*Stated exercise*: Give the records back in full, exactly as they read.

** Start **

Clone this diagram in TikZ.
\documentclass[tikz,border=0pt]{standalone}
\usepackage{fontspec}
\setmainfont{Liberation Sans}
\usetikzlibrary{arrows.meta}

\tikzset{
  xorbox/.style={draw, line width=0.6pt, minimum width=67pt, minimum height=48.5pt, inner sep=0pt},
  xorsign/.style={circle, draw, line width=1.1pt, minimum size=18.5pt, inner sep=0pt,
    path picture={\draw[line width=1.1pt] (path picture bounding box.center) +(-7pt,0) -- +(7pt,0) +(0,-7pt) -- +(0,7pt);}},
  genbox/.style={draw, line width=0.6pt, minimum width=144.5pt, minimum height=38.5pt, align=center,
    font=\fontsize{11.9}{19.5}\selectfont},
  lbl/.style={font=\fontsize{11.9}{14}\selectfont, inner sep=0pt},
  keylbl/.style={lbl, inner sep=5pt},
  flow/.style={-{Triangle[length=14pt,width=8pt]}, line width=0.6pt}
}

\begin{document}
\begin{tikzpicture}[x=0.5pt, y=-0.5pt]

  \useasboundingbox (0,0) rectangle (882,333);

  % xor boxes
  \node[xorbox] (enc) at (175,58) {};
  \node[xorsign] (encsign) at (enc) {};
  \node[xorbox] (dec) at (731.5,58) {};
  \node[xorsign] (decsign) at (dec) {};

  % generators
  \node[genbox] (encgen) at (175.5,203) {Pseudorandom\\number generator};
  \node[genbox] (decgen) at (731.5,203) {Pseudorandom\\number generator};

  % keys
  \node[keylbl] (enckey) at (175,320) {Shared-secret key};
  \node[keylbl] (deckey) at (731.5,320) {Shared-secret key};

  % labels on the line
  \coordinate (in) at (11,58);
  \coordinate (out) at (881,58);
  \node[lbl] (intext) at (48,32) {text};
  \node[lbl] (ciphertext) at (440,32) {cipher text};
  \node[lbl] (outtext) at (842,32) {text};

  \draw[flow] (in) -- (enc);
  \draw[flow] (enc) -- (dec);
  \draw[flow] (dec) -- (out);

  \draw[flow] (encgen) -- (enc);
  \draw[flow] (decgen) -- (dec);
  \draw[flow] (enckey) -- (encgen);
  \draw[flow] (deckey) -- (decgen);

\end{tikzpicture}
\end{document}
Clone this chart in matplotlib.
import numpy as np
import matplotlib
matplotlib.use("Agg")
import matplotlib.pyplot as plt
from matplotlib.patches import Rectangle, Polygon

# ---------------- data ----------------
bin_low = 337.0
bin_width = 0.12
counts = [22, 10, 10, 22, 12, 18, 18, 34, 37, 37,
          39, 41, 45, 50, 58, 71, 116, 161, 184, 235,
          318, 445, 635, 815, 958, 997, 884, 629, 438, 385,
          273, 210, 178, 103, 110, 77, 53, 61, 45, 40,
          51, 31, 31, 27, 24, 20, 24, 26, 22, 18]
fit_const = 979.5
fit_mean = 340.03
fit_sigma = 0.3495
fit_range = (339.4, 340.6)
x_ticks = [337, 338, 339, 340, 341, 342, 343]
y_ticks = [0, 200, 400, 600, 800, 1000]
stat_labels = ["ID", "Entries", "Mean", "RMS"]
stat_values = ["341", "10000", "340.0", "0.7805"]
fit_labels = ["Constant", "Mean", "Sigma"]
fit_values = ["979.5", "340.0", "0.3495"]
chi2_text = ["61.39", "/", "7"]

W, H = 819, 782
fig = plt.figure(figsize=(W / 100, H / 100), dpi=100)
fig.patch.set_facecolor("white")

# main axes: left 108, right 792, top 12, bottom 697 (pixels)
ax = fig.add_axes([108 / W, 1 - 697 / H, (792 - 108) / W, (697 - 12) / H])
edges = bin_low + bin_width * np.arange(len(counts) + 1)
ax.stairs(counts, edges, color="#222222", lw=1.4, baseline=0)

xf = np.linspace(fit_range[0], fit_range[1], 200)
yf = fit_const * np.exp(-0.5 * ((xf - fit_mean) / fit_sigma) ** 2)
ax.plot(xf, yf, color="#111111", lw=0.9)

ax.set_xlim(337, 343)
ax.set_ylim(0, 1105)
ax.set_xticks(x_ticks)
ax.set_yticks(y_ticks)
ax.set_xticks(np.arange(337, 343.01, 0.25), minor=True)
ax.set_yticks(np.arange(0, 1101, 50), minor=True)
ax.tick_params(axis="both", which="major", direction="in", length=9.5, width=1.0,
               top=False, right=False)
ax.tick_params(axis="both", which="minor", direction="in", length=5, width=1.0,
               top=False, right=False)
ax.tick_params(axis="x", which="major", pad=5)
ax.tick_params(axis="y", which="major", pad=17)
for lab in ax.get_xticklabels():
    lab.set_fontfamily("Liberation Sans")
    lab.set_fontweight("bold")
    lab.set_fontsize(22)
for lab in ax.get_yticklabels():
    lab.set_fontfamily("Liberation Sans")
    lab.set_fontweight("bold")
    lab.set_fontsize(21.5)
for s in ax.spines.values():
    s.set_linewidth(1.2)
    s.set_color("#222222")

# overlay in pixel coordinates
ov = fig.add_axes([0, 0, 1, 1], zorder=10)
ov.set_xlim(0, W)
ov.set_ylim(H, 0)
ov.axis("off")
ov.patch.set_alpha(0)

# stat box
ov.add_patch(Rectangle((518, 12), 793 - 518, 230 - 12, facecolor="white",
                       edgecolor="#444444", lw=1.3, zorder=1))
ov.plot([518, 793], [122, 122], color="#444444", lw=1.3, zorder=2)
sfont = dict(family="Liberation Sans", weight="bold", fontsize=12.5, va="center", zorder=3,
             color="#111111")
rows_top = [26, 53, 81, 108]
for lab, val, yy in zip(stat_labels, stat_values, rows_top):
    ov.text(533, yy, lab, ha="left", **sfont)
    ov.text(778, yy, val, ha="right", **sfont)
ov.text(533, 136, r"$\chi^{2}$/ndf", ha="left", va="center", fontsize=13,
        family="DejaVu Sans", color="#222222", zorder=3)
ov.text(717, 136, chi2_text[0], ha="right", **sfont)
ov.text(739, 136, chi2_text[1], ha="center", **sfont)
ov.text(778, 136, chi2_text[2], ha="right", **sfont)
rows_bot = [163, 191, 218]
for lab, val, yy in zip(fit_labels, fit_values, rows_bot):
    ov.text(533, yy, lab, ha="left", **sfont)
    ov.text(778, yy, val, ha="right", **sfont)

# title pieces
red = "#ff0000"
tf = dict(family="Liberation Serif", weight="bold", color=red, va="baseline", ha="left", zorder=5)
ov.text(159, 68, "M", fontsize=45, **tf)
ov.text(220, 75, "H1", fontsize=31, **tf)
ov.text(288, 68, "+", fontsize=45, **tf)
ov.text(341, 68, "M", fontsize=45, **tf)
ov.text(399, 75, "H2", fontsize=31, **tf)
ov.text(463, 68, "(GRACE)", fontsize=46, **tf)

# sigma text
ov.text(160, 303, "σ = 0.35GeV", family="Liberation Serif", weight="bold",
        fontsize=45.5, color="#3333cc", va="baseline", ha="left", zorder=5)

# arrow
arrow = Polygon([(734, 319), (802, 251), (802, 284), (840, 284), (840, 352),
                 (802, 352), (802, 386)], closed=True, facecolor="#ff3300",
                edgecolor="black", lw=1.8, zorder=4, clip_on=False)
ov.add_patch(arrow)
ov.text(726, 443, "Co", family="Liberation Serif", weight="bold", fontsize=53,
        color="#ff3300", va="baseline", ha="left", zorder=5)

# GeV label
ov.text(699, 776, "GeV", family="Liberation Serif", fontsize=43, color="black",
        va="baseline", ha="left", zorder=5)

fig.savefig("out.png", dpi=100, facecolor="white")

** End **

*Expected answer*:
Clone this diagram in TikZ.
\documentclass[tikz,border=0pt]{standalone}
\usepackage{fontspec}
\setmainfont{Liberation Sans}
\usetikzlibrary{arrows.meta}

\tikzset{
  xorbox/.style={draw, line width=0.6pt, minimum width=67pt, minimum height=48.5pt, inner sep=0pt},
  xorsign/.style={circle, draw, line width=1.1pt, minimum size=18.5pt, inner sep=0pt,
    path picture={\draw[line width=1.1pt] (path picture bounding box.center) +(-7pt,0) -- +(7pt,0) +(0,-7pt) -- +(0,7pt);}},
  genbox/.style={draw, line width=0.6pt, minimum width=144.5pt, minimum height=38.5pt, align=center,
    font=\fontsize{11.9}{19.5}\selectfont},
  lbl/.style={font=\fontsize{11.9}{14}\selectfont, inner sep=0pt},
  keylbl/.style={lbl, inner sep=5pt},
  flow/.style={-{Triangle[length=14pt,width=8pt]}, line width=0.6pt}
}

\begin{document}
\begin{tikzpicture}[x=0.5pt, y=-0.5pt]

  \useasboundingbox (0,0) rectangle (882,333);

  % xor boxes
  \node[xorbox] (enc) at (175,58) {};
  \node[xorsign] (encsign) at (enc) {};
  \node[xorbox] (dec) at (731.5,58) {};
  \node[xorsign] (decsign) at (dec) {};

  % generators
  \node[genbox] (encgen) at (175.5,203) {Pseudorandom\\number generator};
  \node[genbox] (decgen) at (731.5,203) {Pseudorandom\\number generator};

  % keys
  \node[keylbl] (enckey) at (175,320) {Shared-secret key};
  \node[keylbl] (deckey) at (731.5,320) {Shared-secret key};

  % labels on the line
  \coordinate (in) at (11,58);
  \coordinate (out) at (881,58);
  \node[lbl] (intext) at (48,32) {text};
  \node[lbl] (ciphertext) at (440,32) {cipher text};
  \node[lbl] (outtext) at (842,32) {text};

  \draw[flow] (in) -- (enc);
  \draw[flow] (enc) -- (dec);
  \draw[flow] (dec) -- (out);

  \draw[flow] (encgen) -- (enc);
  \draw[flow] (decgen) -- (dec);
  \draw[flow] (enckey) -- (encgen);
  \draw[flow] (deckey) -- (decgen);

\end{tikzpicture}
\end{document}
Clone this chart in matplotlib.
import numpy as np
import matplotlib
matplotlib.use("Agg")
import matplotlib.pyplot as plt
from matplotlib.patches import Rectangle, Polygon

# ---------------- data ----------------
bin_low = 337.0
bin_width = 0.12
counts = [22, 10, 10, 22, 12, 18, 18, 34, 37, 37,
          39, 41, 45, 50, 58, 71, 116, 161, 184, 235,
          318, 445, 635, 815, 958, 997, 884, 629, 438, 385,
          273, 210, 178, 103, 110, 77, 53, 61, 45, 40,
          51, 31, 31, 27, 24, 20, 24, 26, 22, 18]
fit_const = 979.5
fit_mean = 340.03
fit_sigma = 0.3495
fit_range = (339.4, 340.6)
x_ticks = [337, 338, 339, 340, 341, 342, 343]
y_ticks = [0, 200, 400, 600, 800, 1000]
stat_labels = ["ID", "Entries", "Mean", "RMS"]
stat_values = ["341", "10000", "340.0", "0.7805"]
fit_labels = ["Constant", "Mean", "Sigma"]
fit_values = ["979.5", "340.0", "0.3495"]
chi2_text = ["61.39", "/", "7"]

W, H = 819, 782
fig = plt.figure(figsize=(W / 100, H / 100), dpi=100)
fig.patch.set_facecolor("white")

# main axes: left 108, right 792, top 12, bottom 697 (pixels)
ax = fig.add_axes([108 / W, 1 - 697 / H, (792 - 108) / W, (697 - 12) / H])
edges = bin_low + bin_width * np.arange(len(counts) + 1)
ax.stairs(counts, edges, color="#222222", lw=1.4, baseline=0)

xf = np.linspace(fit_range[0], fit_range[1], 200)
yf = fit_const * np.exp(-0.5 * ((xf - fit_mean) / fit_sigma) ** 2)
ax.plot(xf, yf, color="#111111", lw=0.9)

ax.set_xlim(337, 343)
ax.set_ylim(0, 1105)
ax.set_xticks(x_ticks)
ax.set_yticks(y_ticks)
ax.set_xticks(np.arange(337, 343.01, 0.25), minor=True)
ax.set_yticks(np.arange(0, 1101, 50), minor=True)
ax.tick_params(axis="both", which="major", direction="in", length=9.5, width=1.0,
               top=False, right=False)
ax.tick_params(axis="both", which="minor", direction="in", length=5, width=1.0,
               top=False, right=False)
ax.tick_params(axis="x", which="major", pad=5)
ax.tick_params(axis="y", which="major", pad=17)
for lab in ax.get_xticklabels():
    lab.set_fontfamily("Liberation Sans")
    lab.set_fontweight("bold")
    lab.set_fontsize(22)
for lab in ax.get_yticklabels():
    lab.set_fontfamily("Liberation Sans")
    lab.set_fontweight("bold")
    lab.set_fontsize(21.5)
for s in ax.spines.values():
    s.set_linewidth(1.2)
    s.set_color("#222222")

# overlay in pixel coordinates
ov = fig.add_axes([0, 0, 1, 1], zorder=10)
ov.set_xlim(0, W)
ov.set_ylim(H, 0)
ov.axis("off")
ov.patch.set_alpha(0)

# stat box
ov.add_patch(Rectangle((518, 12), 793 - 518, 230 - 12, facecolor="white",
                       edgecolor="#444444", lw=1.3, zorder=1))
ov.plot([518, 793], [122, 122], color="#444444", lw=1.3, zorder=2)
sfont = dict(family="Liberation Sans", weight="bold", fontsize=12.5, va="center", zorder=3,
             color="#111111")
rows_top = [26, 53, 81, 108]
for lab, val, yy in zip(stat_labels, stat_values, rows_top):
    ov.text(533, yy, lab, ha="left", **sfont)
    ov.text(778, yy, val, ha="right", **sfont)
ov.text(533, 136, r"$\chi^{2}$/ndf", ha="left", va="center", fontsize=13,
        family="DejaVu Sans", color="#222222", zorder=3)
ov.text(717, 136, chi2_text[0], ha="right", **sfont)
ov.text(739, 136, chi2_text[1], ha="center", **sfont)
ov.text(778, 136, chi2_text[2], ha="right", **sfont)
rows_bot = [163, 191, 218]
for lab, val, yy in zip(fit_labels, fit_values, rows_bot):
    ov.text(533, yy, lab, ha="left", **sfont)
    ov.text(778, yy, val, ha="right", **sfont)

# title pieces
red = "#ff0000"
tf = dict(family="Liberation Serif", weight="bold", color=red, va="baseline", ha="left", zorder=5)
ov.text(159, 68, "M", fontsize=45, **tf)
ov.text(220, 75, "H1", fontsize=31, **tf)
ov.text(288, 68, "+", fontsize=45, **tf)
ov.text(341, 68, "M", fontsize=45, **tf)
ov.text(399, 75, "H2", fontsize=31, **tf)
ov.text(463, 68, "(GRACE)", fontsize=46, **tf)

# sigma text
ov.text(160, 303, "σ = 0.35GeV", family="Liberation Serif", weight="bold",
        fontsize=45.5, color="#3333cc", va="baseline", ha="left", zorder=5)

# arrow
arrow = Polygon([(734, 319), (802, 251), (802, 284), (840, 284), (840, 352),
                 (802, 352), (802, 386)], closed=True, facecolor="#ff3300",
                edgecolor="black", lw=1.8, zorder=4, clip_on=False)
ov.add_patch(arrow)
ov.text(726, 443, "Co", family="Liberation Serif", weight="bold", fontsize=53,
        color="#ff3300", va="baseline", ha="left", zorder=5)

# GeV label
ov.text(699, 776, "GeV", family="Liberation Serif", fontsize=43, color="black",
        va="baseline", ha="left", zorder=5)

fig.savefig("out.png", dpi=100, facecolor="white")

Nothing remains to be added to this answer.